Así como también debemos darles a conocer los derechos del lector de Daniel Pennac. Es decir, hacerles entender que en esta situación extraordinaria no tienen la obligación de hacer algo en nombre de la cultura o la educación, ni tampoco ser figuras de un entretenimiento colectivo; sino mostrarles que la intimidad es un derecho inviolable, que si algo de provecho se puede sacar de esto es rescatar ese espacio íntimo para reconocerse a uno mismo, para encontrarse con ese “otro” familia, amigo, profesor, compañero o sociedad, incluso con todos sus lazos en el ultramundo.

Esta es la única forma que veo de empezar a abrir las jaulas, ser libres en nuestro propio espacio, para ofrecer un verdadero apoyo cuando la crisis nos deje estar y nos toque reconquistar el espacio de afuera.  

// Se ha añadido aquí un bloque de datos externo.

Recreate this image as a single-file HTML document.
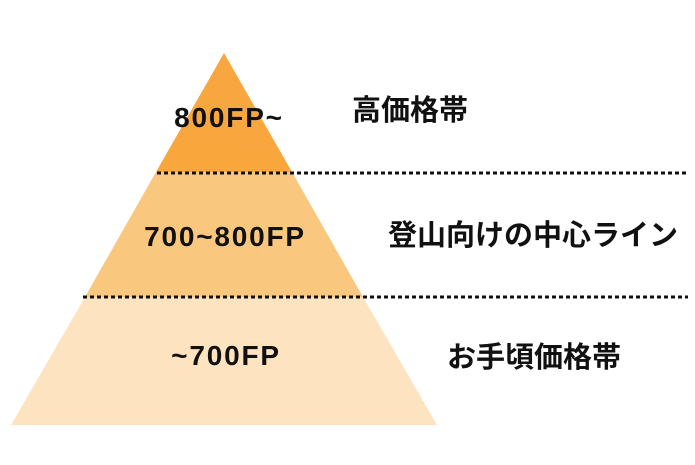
<!DOCTYPE html>
<html><head><meta charset="utf-8"><style>
html,body{margin:0;padding:0;background:#fff;}
body{width:695px;height:460px;overflow:hidden;}
text{font-family:"Liberation Sans","Noto Sans CJK JP",sans-serif;font-weight:bold;fill:#111;}
.n{letter-spacing:1.8px;}
</style></head><body>
<svg width="695" height="460" viewBox="0 0 695 460">
<defs>
<linearGradient id="g1" x1="0" y1="0" x2="0" y2="1">
<stop offset="0" stop-color="#F7A640"/><stop offset="1" stop-color="#F9A63C"/>
</linearGradient>
</defs>
<polygon points="224,53 292,172 156,172" fill="url(#g1)"/>
<polygon points="156,172 292,172 363,297 85,297" fill="#FAC77F"/>
<polygon points="85,297 363,297 437,425 11,425" fill="#FDE3BF"/>
<line x1="157" y1="173" x2="686" y2="173" stroke="#111" stroke-width="3" stroke-dasharray="4 3"/>
<line x1="83" y1="297" x2="688" y2="297" stroke="#111" stroke-width="3" stroke-dasharray="4 3"/>
<text class="n" x="229" y="127" font-size="28" text-anchor="middle">800FP~</text>
<text class="n" x="225" y="246" font-size="28" text-anchor="middle">700~800FP</text>
<text class="n" x="226" y="365" font-size="28" text-anchor="middle">~700FP</text>
<text x="352" y="120" font-size="29">高価格帯</text>
<text x="388" y="245" font-size="29">登山向けの中心ライン</text>
<text x="447" y="367" font-size="29">お手頃価格帯</text>
</svg>
</body></html>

Pienso en un relato de Shaun Tan en el que un número incontable de mariposas llegaban a la hora de comer y las personas se quedaban paralizadas en las calles, hombro con hombro: “Las palabras se quedaron mudas en nuestras mentes, la voz, narradora constante, que siempre separa las cosas por causa y efecto, signo y símbolo, alguna especie de significado útil, valor o presagio; todo eso se detuvo y llegaron las mariposas”.   Nos quedamos realmente enmudecidos en el caos. 

Quizás es momento de ensayar nuestras propias tramas para un futuro que será tan complejo como vulnerable.


*Los adolescentes son un espacio en crisis es una afirmación de Michèle Petit.


Apuntes de otros:





Baricco, A., (2019) The Game, Barcelona, Anagrama.

Ralph, B., (2011) Daybreak, Montreal, Draw and Quarterly.

Tan, S., (2018) La ciudad latente, Albolote, Bárbara Fiore.